While the closing of 14 department store anchors located in struggling malls underscores how critical location and demographics can be for bricks and mortar success -- that is only part of the story.
There were many other nuggets of information contained in Macy's, Inc. (NYSE: M ) recent five-page press release that are crucial for retail investors to understand.
The most important investor takeaway was Macy's focus moving forward on omnichannel retailing. Omnichannel is an umbrella term for strategic initiatives designed to connect with the customer through both bricks and clicks.
Notably in 2014, about $1 billion of Macy's and Bloomingdale's direct-to-customer shipments originated from stores.
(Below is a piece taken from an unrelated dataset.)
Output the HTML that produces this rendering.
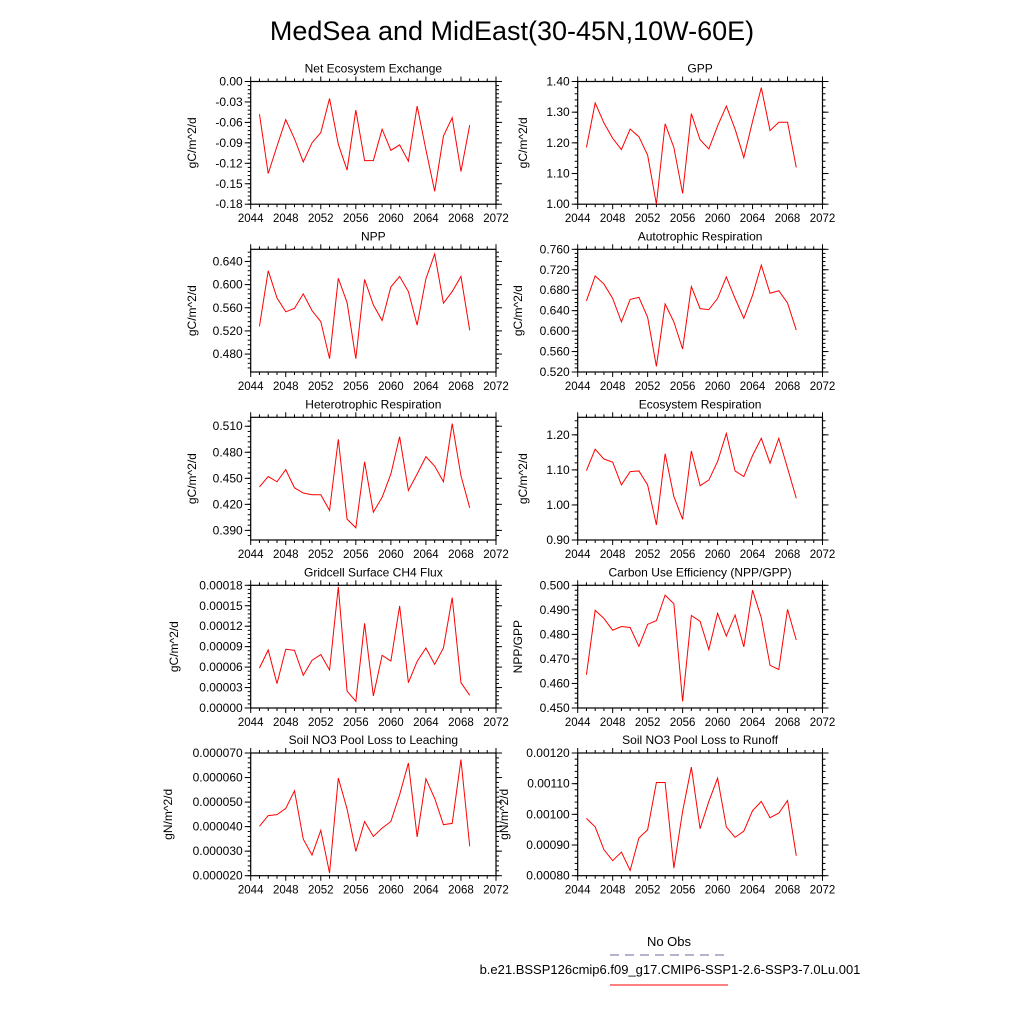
<!DOCTYPE html>
<html><head><meta charset="utf-8"><style>
html,body{margin:0;padding:0;background:#fff;}
svg{display:block;font-family:"Liberation Sans",sans-serif;}
</style></head><body>
<svg id="chart" width="1024" height="1024" viewBox="0 0 1024 1024" xmlns="http://www.w3.org/2000/svg">
<text x="512" y="40" font-size="27" text-anchor="middle">MedSea and MidEast(30-45N,10W-60E)</text>
<g>
<text x="669" y="946" font-size="13" text-anchor="middle">No Obs</text>
<line x1="610" y1="955" x2="728" y2="955" stroke="#6a6a9a" stroke-width="1" stroke-dasharray="9,6"/>
<text x="670" y="974" font-size="13" text-anchor="middle">b.e21.BSSP126cmip6.f09_g17.CMIP6-SSP1-2.6-SSP3-7.0Lu.001</text>
<line x1="610" y1="985" x2="728" y2="985" stroke="red" stroke-width="1"/>
</g>
<g id="panels"></g>
</svg>
<script>
const years = [2045,2046,2047,2048,2049,2050,2051,2052,2053,2054,2055,2056,2057,2058,2059,2060,2061,2062,2063,2064,2065,2066,2067,2068,2069];
const xTicks = [2044,2048,2052,2056,2060,2064,2068,2072];
const neeValues = [-0.048,-0.135,-0.095,-0.056,-0.084,-0.118,-0.090,-0.075,-0.025,-0.092,-0.130,-0.042,-0.116,-0.116,-0.070,-0.101,-0.093,-0.117,-0.036,-0.100,-0.161,-0.080,-0.053,-0.132,-0.064];
const gppValues = [1.185,1.33,1.265,1.215,1.178,1.245,1.22,1.16,1.00,1.262,1.185,1.035,1.295,1.21,1.18,1.255,1.32,1.245,1.152,1.27,1.38,1.24,1.267,1.267,1.12];
const nppValues = [0.528,0.624,0.577,0.553,0.559,0.584,0.555,0.536,0.472,0.611,0.569,0.472,0.609,0.565,0.538,0.596,0.614,0.588,0.530,0.610,0.653,0.568,0.588,0.614,0.521];
const arValues = [0.659,0.708,0.692,0.664,0.618,0.662,0.666,0.627,0.531,0.653,0.618,0.565,0.687,0.644,0.642,0.664,0.706,0.664,0.625,0.670,0.729,0.674,0.679,0.655,0.602];
const hrValues = [0.440,0.452,0.446,0.460,0.439,0.433,0.431,0.431,0.413,0.495,0.403,0.393,0.469,0.411,0.428,0.455,0.498,0.436,0.455,0.475,0.464,0.446,0.513,0.453,0.416];
const erValues = [1.098,1.159,1.131,1.122,1.057,1.095,1.097,1.057,0.943,1.146,1.024,0.959,1.154,1.055,1.071,1.124,1.204,1.097,1.081,1.141,1.190,1.119,1.190,1.105,1.019];
const ch4Values = [0.0000587,0.0000851,0.0000357,0.0000861,0.0000846,0.0000479,0.0000699,0.0000783,0.0000558,0.0001776,0.0000249,0.0000098,0.0001242,0.0000176,0.0000773,0.0000689,0.0001497,0.0000371,0.0000685,0.0000880,0.0000641,0.0000880,0.0001619,0.0000371,0.0000186];
const cueValues = [0.4636,0.4898,0.4865,0.4817,0.4832,0.4828,0.4751,0.4841,0.4856,0.4960,0.4925,0.4527,0.4877,0.4853,0.4738,0.4886,0.4793,0.4879,0.4749,0.4980,0.4868,0.4674,0.4657,0.4902,0.4777];
const leachValues = [0.0000401,0.0000445,0.0000449,0.0000474,0.0000546,0.0000349,0.0000284,0.0000385,0.0000211,0.0000598,0.0000472,0.0000299,0.0000421,0.0000360,0.0000394,0.0000421,0.0000530,0.0000659,0.0000358,0.0000595,0.0000515,0.0000408,0.0000413,0.0000673,0.0000320];
const runoffValues = [0.000987,0.000959,0.000885,0.000849,0.000877,0.000817,0.000923,0.000950,0.001104,0.001104,0.000825,0.001010,0.001154,0.000953,0.001042,0.001118,0.000959,0.000925,0.000945,0.001012,0.001042,0.000989,0.001004,0.001045,0.000865];
const neeTicks = ["0.00","-0.03","-0.06","-0.09","-0.12","-0.15","-0.18"];
const gppTicks = ["1.00","1.10","1.20","1.30","1.40"];
const nppTicks = ["0.480","0.520","0.560","0.600","0.640"];
const arTicks = ["0.520","0.560","0.600","0.640","0.680","0.720","0.760"];
const hrTicks = ["0.390","0.420","0.450","0.480","0.510"];
const erTicks = ["0.90","1.00","1.10","1.20"];
const ch4Ticks = ["0.00000","0.00003","0.00006","0.00009","0.00012","0.00015","0.00018"];
const cueTicks = ["0.450","0.460","0.470","0.480","0.490","0.500"];
const leachTicks = ["0.000020","0.000030","0.000040","0.000050","0.000060","0.000070"];
const runoffTicks = ["0.00080","0.00090","0.00100","0.00110","0.00120"];

const panels = [
 {name:"nee",title:"Net Ecosystem Exchange",unit:"gC/m^2/d",col:0,row:0,ymin:-0.18,ymax:0,vals:neeValues,ticks:neeTicks,minor:0.006,ytx:196},
 {name:"gpp",title:"GPP",unit:"gC/m^2/d",col:1,row:0,ymin:1.0,ymax:1.4,vals:gppValues,ticks:gppTicks,minor:0.02,ytx:527},
 {name:"npp",title:"NPP",unit:"gC/m^2/d",col:0,row:1,ymin:0.449,ymax:0.661,vals:nppValues,ticks:nppTicks,minor:0.008,ytx:196},
 {name:"autotrophic-respiration",title:"Autotrophic Respiration",unit:"gC/m^2/d",col:1,row:1,ymin:0.52,ymax:0.76,vals:arValues,ticks:arTicks,minor:0.008,ytx:522},
 {name:"heterotrophic-respiration",title:"Heterotrophic Respiration",unit:"gC/m^2/d",col:0,row:2,ymin:0.3789,ymax:0.5203,vals:hrValues,ticks:hrTicks,minor:0.006,ytx:196},
 {name:"ecosystem-respiration",title:"Ecosystem Respiration",unit:"gC/m^2/d",col:1,row:2,ymin:0.9,ymax:1.25,vals:erValues,ticks:erTicks,minor:0.02,ytx:527},
 {name:"ch4-flux",title:"Gridcell Surface CH4 Flux",unit:"gC/m^2/d",col:0,row:3,ymin:0,ymax:0.00018,vals:ch4Values,ticks:ch4Ticks,minor:0.000006,ytx:178},
 {name:"carbon-use-efficiency",title:"Carbon Use Efficiency (NPP/GPP)",unit:"NPP/GPP",col:1,row:3,ymin:0.45,ymax:0.5,vals:cueValues,ticks:cueTicks,minor:0.002,ytx:522},
 {name:"no3-leaching",title:"Soil NO3 Pool Loss to Leaching",unit:"gN/m^2/d",col:0,row:4,ymin:0.00002,ymax:0.00007,vals:leachValues,ticks:leachTicks,minor:0.000002,ytx:172},
 {name:"no3-runoff",title:"Soil NO3 Pool Loss to Runoff",unit:"gN/m^2/d",col:1,row:4,ymin:0.0008,ymax:0.0012,vals:runoffValues,ticks:runoffTicks,minor:0.00002,ytx:508}
];
const NS="http://www.w3.org/2000/svg";
const root=document.getElementById('panels');
function mk(tag,attrs,parent){const e=document.createElementNS(NS,tag);for(const k in attrs)e.setAttribute(k,attrs[k]);parent.appendChild(e);return e;}
const colX=[250.7,577.7], W=[245.3,244.8], rowY=[81.5,249.3,417.3,585.3,753], H=122.7;
panels.forEach(p=>{
 const x0=colX[p.col], w=W[p.col], y0=rowY[p.row];
 const xs=v=>x0+(v-2044)/(2072-2044)*w;
 const ys=v=>y0+H-(v-p.ymin)/(p.ymax-p.ymin)*H;
 const g=mk('g',{},root);
 
 
 const t=mk('text',{x:x0+w/2,y:y0-9,'font-size':12,'text-anchor':'middle'},g);t.textContent=p.title;
 
 
 const yt=mk('text',{x:p.ytx,y:y0+H/2,'font-size':12,'text-anchor':'middle',transform:`rotate(-90 ${p.ytx} ${y0+H/2})`},g);yt.textContent=p.unit;
 
 
 // minor x ticks
 for(let yr=2044;yr<=2072;yr++){const xx=xs(yr);const L=(yr%4===0)?5:3;
  mk('line',{x1:xx,y1:y0+H,x2:xx,y2:y0+H+L,stroke:'#000','stroke-width':1},g);
  mk('line',{x1:xx,y1:y0,x2:xx,y2:y0-L,stroke:'#000','stroke-width':1},g);}
 xTicks.forEach(v=>{const tx=mk('text',{x:xs(v),y:y0+H+18,'font-size':11.5,'text-anchor':'middle'},g);tx.textContent=v;
  
  });
 // minor y ticks
 const n=Math.round((p.ymax-p.ymin)/p.minor);
 const start=Math.ceil(p.ymin/p.minor-1e-6);
 for(let i=start;i*p.minor<=p.ymax+1e-12;i++){const yy=ys(i*p.minor);
  mk('line',{x1:x0,y1:yy,x2:x0-3,y2:yy,stroke:'#000','stroke-width':1},g);
  mk('line',{x1:x0+w,y1:yy,x2:x0+w+3,y2:yy,stroke:'#000','stroke-width':1},g);}
 p.ticks.forEach(s=>{const v=parseFloat(s);const yy=ys(v);
  mk('line',{x1:x0,y1:yy,x2:x0-6,y2:yy,stroke:'#000','stroke-width':1},g);
  mk('line',{x1:x0+w,y1:yy,x2:x0+w+6,y2:yy,stroke:'#000','stroke-width':1},g);
  const tl=mk('text',{x:x0-8,y:yy+4,'font-size':12,'text-anchor':'end'},g);tl.textContent=s;
  
  });
 const fr=mk('rect',{x:x0,y:y0,width:w,height:H,fill:'none',stroke:'#000','stroke-width':1.2},g);
 
 
 const pts=p.vals.map((v,i)=>xs(years[i]).toFixed(2)+','+ys(v).toFixed(2)).join(' ');
 const line=mk('polyline',{points:pts,fill:'none',stroke:'red','stroke-width':1},g);
 
 
});
</script>
</body></html>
According to Macy's CEO Terry Lundgren, “Our digital strategies represent an increasingly important driver of the business. Macy's and Bloomingdale's websites, apps and fulfillment systems performed exceptionally well in the holiday season."
"Moreover, we are pleased with the convenience and customer access provided by the full companywide rollout of Buy Online Pickup in Store, as well as the initial positive results from our pilot of Same Day Delivery in eight selected markets."
No Worries -- Macy's Is Healthy
During 2014, Macy's investors who stayed the course through the multiple peaks and valleys in share price were rewarded with a total return of close to 30 percent.
Shareholders of Macy's have seen shares rise over 10 percent during the past month alone; this retailer pays shareholders a dividend yielding approximately 1.85 percent.
Class-A Malls -- Unscathed
With an increased focus on omnichannel, what does it mean to investors who own REIT shares?
A check on Macy's stores being closed reveals that they are not located in the Class-A malls owned by Simon Property Group Inc (NYSE: SPG ), General Growth Properties Inc (NYSE: GGP ), Macerich Co (NYSE: MAC ) or Taubman Centers, Inc. (NYSE: TCO ).
Class-A malls typically have sales of $600 per square foot or greater.
Class-B Malls -- Investors Feel Pain
However, in stark contrast, shareholders of Simon's May 2014 spin-out Washington Prime Group Inc (NYSE: WPG ) have seen shares fall about 15 percent. Washington Prime Group was
comprised of Simon's former open-air centers as well as smaller Class-B malls that averaged only $300 per SF of sales when they were spun.
Washington Prime will be losing Macy's as an anchor at both its Gulf View Square and Richmond Town Square malls.
Two additional stores being closed by Macy's are located in Los Angeles suburb Woodland Hills, California, and owned by Australian mall operator Westfield. The other 10 targeted stores are located in struggling, smaller market, privately owned malls.
Macy's Continues To Invest In Well Located Bricks & Mortar
In addition to seven previously announced new Macy's and Bloomingdale's stores, Macy's revealed additional expansions:
- The construction of a 150,000 SF new Bloomingdale's store in Westfield's Valley Fair center in San Jose, California.
- The replacement of an existing 136,000 SF Macy's in Westfield's Century City, California, with a new 155,000 San Francisco Macy's store -- along with remodeling the existing Bloomingdale's store located in this Los Angeles mall.
- In addition, new Macy's and Bloomingdale's stores are planned to open in Abu Dhabi in 2018.
Restructuring Merchandising and Marketing: A hybrid of store and online buying, providing a single omnichannel brand focus for Macy's and for Bloomingdale's.
Off-Price Channel Exploration: Creating a team within the company to explore potential opportunities for Macy's off-price business. (The company currently operates 13 Bloomingdale's Outlet stores.)
Digital Retailing: Grow Macy's San Francisco-based support for Macys.com and bloomingdales.com by more than 150 people.
Order Fulfillment: Begin operations in April 2015 of a new 1.3 million SF direct-to-consumer fulfillment center, with a total workforce of approximately 2,500 full and part-time associates.
In order for Macy's to continue being a successful retailer, the company is deploying its resources and molding its business model around "emerging customer preferences."
While closing 14 stores gets the headline, the real story for investors is how Macy's is deploying its capital and resources in order to maximize ROIC in a rapidly evolving retail world.
Investors in Class-A mall REIT shares should be pleased that well located bricks and mortar is still the foundation for omnichannel retail success.